For the last two decades, JENIFER WIGHTMAN has focused on systems-based analysis of greenhouse gas (GHG) emissions to inform equitable design of meaningful mitigation strategies (agriculture, forestry, energy, waste). She is also a science-based conceptual artist, exploring the co-evolution of life and landscape.
ALLIE E.S. WIST is an artist-scholar with a focus on sensory futures, environmental humanities, and agriculture. She is currently working on an "anarchive" for the Anthropocene, where sensorium and affect are prioritized through artifacts of changing environments and material juxtapositions. Her work encompasses photography, radio broadcasts, dinners, installations, and writing that render challenging temporalities accessible.

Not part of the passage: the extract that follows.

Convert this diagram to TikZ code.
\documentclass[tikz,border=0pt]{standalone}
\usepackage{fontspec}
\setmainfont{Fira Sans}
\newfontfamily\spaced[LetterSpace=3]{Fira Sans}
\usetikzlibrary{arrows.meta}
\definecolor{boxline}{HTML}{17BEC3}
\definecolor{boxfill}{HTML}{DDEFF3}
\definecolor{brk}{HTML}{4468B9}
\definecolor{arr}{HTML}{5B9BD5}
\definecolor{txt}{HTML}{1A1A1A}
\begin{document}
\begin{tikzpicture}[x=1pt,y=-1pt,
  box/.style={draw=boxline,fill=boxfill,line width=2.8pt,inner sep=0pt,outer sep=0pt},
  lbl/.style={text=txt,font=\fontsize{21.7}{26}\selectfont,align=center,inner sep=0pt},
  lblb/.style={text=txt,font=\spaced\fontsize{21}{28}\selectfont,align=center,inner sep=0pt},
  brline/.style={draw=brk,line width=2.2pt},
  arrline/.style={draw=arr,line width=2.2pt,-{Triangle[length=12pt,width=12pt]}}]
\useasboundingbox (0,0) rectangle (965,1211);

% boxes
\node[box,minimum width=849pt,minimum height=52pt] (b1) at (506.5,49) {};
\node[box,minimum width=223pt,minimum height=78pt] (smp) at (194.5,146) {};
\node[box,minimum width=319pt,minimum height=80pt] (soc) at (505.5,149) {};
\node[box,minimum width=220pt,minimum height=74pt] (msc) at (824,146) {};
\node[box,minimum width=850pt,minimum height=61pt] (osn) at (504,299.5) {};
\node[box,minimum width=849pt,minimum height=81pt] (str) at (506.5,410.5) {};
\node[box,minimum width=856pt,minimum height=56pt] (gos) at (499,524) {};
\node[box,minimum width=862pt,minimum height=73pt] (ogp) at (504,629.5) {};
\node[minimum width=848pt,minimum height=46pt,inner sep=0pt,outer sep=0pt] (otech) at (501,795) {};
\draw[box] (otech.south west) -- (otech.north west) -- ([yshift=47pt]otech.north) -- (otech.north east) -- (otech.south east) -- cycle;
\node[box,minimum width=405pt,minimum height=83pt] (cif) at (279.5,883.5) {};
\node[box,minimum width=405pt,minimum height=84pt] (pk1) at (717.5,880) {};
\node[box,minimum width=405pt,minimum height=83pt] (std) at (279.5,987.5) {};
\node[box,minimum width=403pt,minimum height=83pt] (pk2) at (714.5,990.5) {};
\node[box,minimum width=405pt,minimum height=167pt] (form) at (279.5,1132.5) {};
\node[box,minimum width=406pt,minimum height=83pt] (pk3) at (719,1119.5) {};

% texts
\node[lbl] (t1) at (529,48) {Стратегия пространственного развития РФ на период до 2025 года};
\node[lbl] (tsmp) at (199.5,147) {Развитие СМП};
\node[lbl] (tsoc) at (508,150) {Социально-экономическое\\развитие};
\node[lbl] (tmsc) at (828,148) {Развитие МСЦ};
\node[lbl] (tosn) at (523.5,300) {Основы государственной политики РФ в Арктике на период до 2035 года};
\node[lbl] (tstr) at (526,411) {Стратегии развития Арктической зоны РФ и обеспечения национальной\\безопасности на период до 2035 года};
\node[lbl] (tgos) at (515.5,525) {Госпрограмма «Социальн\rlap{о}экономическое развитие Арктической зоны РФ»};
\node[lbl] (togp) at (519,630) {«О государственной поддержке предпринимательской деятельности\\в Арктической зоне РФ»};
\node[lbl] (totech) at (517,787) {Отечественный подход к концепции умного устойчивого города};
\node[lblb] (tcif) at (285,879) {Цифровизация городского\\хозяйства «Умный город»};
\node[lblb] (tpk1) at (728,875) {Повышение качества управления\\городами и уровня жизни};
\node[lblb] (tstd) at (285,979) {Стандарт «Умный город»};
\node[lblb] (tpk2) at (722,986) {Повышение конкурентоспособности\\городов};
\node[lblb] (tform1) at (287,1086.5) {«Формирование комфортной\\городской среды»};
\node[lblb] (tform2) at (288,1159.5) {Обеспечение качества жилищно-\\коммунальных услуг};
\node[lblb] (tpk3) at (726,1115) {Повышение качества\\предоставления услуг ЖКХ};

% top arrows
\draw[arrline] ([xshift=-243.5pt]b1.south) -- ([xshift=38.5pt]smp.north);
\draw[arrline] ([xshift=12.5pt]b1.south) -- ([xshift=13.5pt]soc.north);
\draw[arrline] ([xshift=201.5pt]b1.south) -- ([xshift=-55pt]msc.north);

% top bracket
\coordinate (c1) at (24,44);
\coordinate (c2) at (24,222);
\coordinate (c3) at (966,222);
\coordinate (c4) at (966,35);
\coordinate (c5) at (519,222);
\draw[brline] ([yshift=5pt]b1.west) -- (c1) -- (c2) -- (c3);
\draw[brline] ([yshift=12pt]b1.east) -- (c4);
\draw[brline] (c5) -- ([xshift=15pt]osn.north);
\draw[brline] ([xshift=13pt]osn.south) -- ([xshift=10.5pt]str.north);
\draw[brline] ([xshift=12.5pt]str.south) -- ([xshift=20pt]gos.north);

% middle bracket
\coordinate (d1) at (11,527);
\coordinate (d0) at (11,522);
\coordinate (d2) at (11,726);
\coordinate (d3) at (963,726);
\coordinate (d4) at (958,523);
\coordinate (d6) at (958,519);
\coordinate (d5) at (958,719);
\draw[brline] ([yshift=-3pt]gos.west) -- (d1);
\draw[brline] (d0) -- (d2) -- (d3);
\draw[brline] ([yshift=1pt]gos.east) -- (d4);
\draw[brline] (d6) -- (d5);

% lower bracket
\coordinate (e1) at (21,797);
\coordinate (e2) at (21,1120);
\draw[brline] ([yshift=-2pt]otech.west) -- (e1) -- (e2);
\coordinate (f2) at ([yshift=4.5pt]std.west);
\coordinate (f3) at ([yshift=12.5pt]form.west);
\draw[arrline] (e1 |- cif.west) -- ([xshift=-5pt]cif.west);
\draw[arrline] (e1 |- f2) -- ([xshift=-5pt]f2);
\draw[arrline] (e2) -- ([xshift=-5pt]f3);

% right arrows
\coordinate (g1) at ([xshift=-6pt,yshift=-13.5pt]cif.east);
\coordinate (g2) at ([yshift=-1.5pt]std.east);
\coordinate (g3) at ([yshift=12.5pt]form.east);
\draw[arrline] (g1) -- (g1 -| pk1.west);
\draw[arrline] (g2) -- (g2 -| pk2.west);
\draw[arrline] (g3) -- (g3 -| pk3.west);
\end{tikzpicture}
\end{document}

She has an MA in Food Studies from New York University and a BA in Media from Boston University; she worked as a photo director for media outlets in New York for over a decade.
ARMA YARI is a Persian Canadian interdisciplinary artist based in Toronto and New York. She received an MFA in Visual Arts from York University, a BFA in Photography from OCAD University and is currently a student in the Electronic Arts (Ph.D.) program at Rensselaer Polytechnic Institute. Arma’s approach is based on blending disciplines of art and technology, and the incorporation of both social issues, philosophical theories and scientific methodologies that revolve around the notions of perception and reality. Her current research concerns the mechanisms of mass formation within totalitarian systems.

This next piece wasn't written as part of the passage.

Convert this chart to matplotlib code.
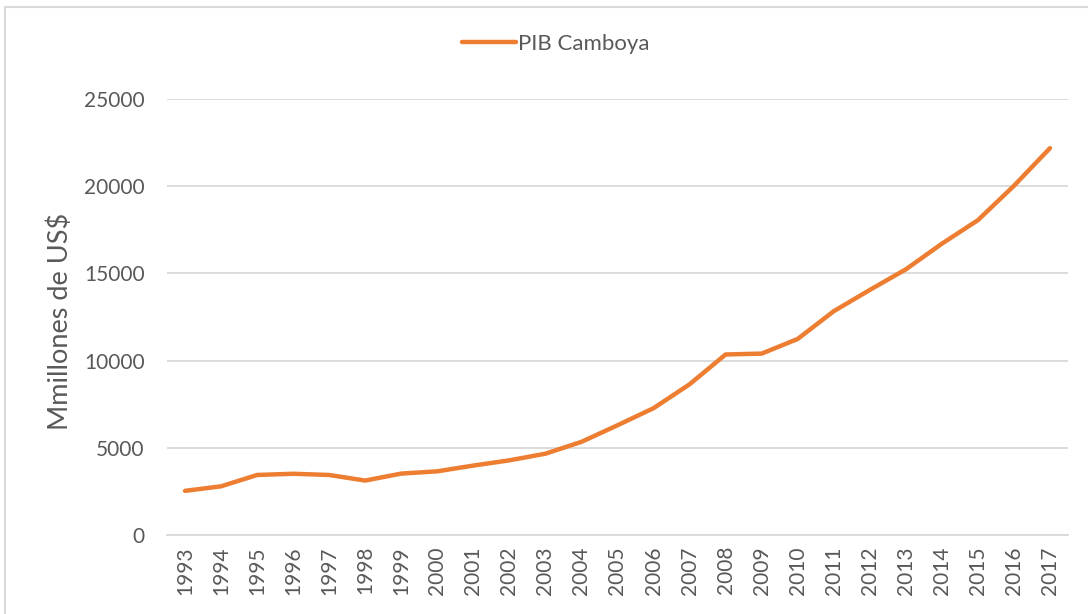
import matplotlib
matplotlib.use("Agg")
import matplotlib.pyplot as plt
from matplotlib.patches import Rectangle

# ── data ────────────────────────────────────────────────────────────────────
years = [str(y) for y in range(1993, 2018)]
pib_camboya = [2530, 2790, 3440, 3510, 3440, 3120, 3520, 3650, 3980, 4280,
               4660, 5340, 6290, 7270, 8640, 10350, 10400, 11240, 12830, 14050,
               15230, 16700, 18050, 20020, 22180]
y_ticks = [0, 5000, 10000, 15000, 20000, 25000]

TXT = "#595959"
ORANGE = "#ED7D31"
GRID = "#D9D9D9"

plt.rcParams["font.family"] = ["Lato", "DejaVu Sans"]

fig = plt.figure(figsize=(10.88, 6.14), dpi=100)
ax = fig.add_axes([0.1535, 0.1287, 0.8281, 0.7101])

x = list(range(len(years)))
line, = ax.plot(x, pib_camboya, color=ORANGE, linewidth=3.2,
                solid_capstyle="round", solid_joinstyle="round",
                label="PIB Camboya", zorder=3)

ax.set_xlim(-0.5, len(years) - 0.5)
ax.set_ylim(0, 25000)
ax.set_yticks(y_ticks)
ax.set_yticklabels([str(v) for v in y_ticks], fontsize=15, color=TXT)
ax.set_xticks(x)
ax.set_xticklabels(years, rotation=90, fontsize=15, color=TXT)
ax.tick_params(axis="both", length=0)
ax.tick_params(axis="y", pad=16)
ax.tick_params(axis="x", pad=8)

ax.grid(True, axis="y", color=GRID, linewidth=1.3)
ax.set_axisbelow(True)
for s in ["top", "right", "left"]:
    ax.spines[s].set_visible(False)
ax.spines["bottom"].set_color(GRID)
ax.spines["bottom"].set_linewidth(1.3)

# axis title, placed like the Excel one
fig.text(60 / 1088, 1 - 321 / 614, "Mmillones de US$", rotation=90,
         ha="center", va="center", fontsize=19.5, color=TXT)

leg = fig.legend(handles=[line], loc="center", bbox_to_anchor=(0.511, 0.928),
                 frameon=False, fontsize=16, handlelength=2.4,
                 handletextpad=0.1)
for t in leg.get_texts():
    t.set_color(TXT)

# light chart-area border (Excel style)
fig.patches.append(Rectangle((5 / 1088, -0.1), 1.2, 1 - 7 / 614 + 0.1,
                             transform=fig.transFigure, fill=False,
                             edgecolor=GRID, linewidth=1.5))

plt.savefig("out.png", dpi=100)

JUDE ABU ZAINEH is a Palestinian-Canadian interdisciplinary artist and cultural worker. Her practice employs art, food, and technology to investigate meanings of culture, displacement, diaspora, and belonging. She examines ideals of home and community while working to develop aesthetics rooted in her childhood and upbringing in the Middle East.

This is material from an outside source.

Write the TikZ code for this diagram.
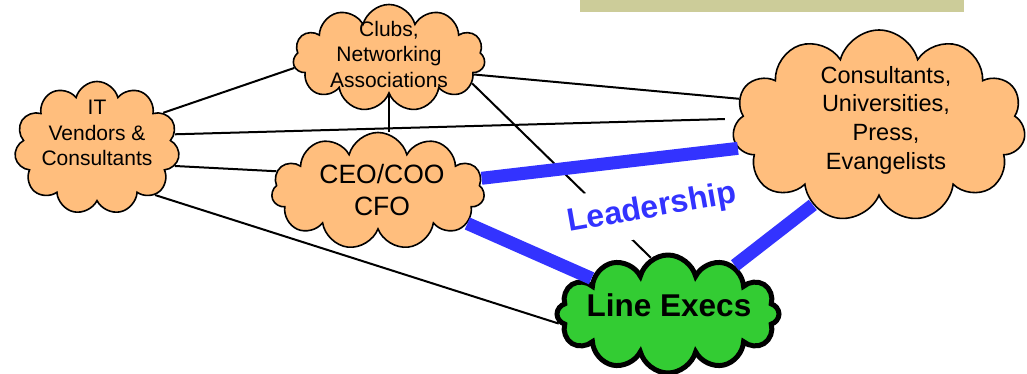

Abu Zaineh is the recipient of the 2020 William and Meredith Saunderson Prizes for Emerging Artists, and was one of the first selected artists to participate in a collaborative residency with the Ontario Science Centre and MOCA Toronto (Canada). She has presented her work at a number of cultural institutions including Cultivamos Cultura, São Luis, Portugal; Museu de Arte, Arquitetura e Tecnologia, Lisbon, Portugal; Centro de Cultura Digital, Mexico City, Mexico; SVA, NYC, USA; Institute of Contemporary Art San Francisco, USA; Forest City Gallery, London, Canada; Art Gallery of Windsor, Canada; and Centre Culturel Canadien, Paris, France. Forthcoming works showing at Museum London x Media City Film Festival, London, Canada; Artcite, Windsor, Canada; City of Windsor x DWBIA, Windsor, Canada; and Museum of Glass, Washington, USA.
SERENDIPITOUS LIQUIDATORS are an experimental art duo, Aaron Juarez and Kosmas Giannoutakis, who both share a passion for exploring the intersection of theory and aesthetics through their shared practice. They seek to engage in the digital medium fluidly through films, live coding, games, and installations. Their performances highlight remix, improvisation, and serendipity in unexpected audio-visual manifestations. They have been active in local and international live coding scenes. Wrangling and probing the depths of techno-capital alienation, the Serendipitous Liquidators navigate speculative scatological eschatologies.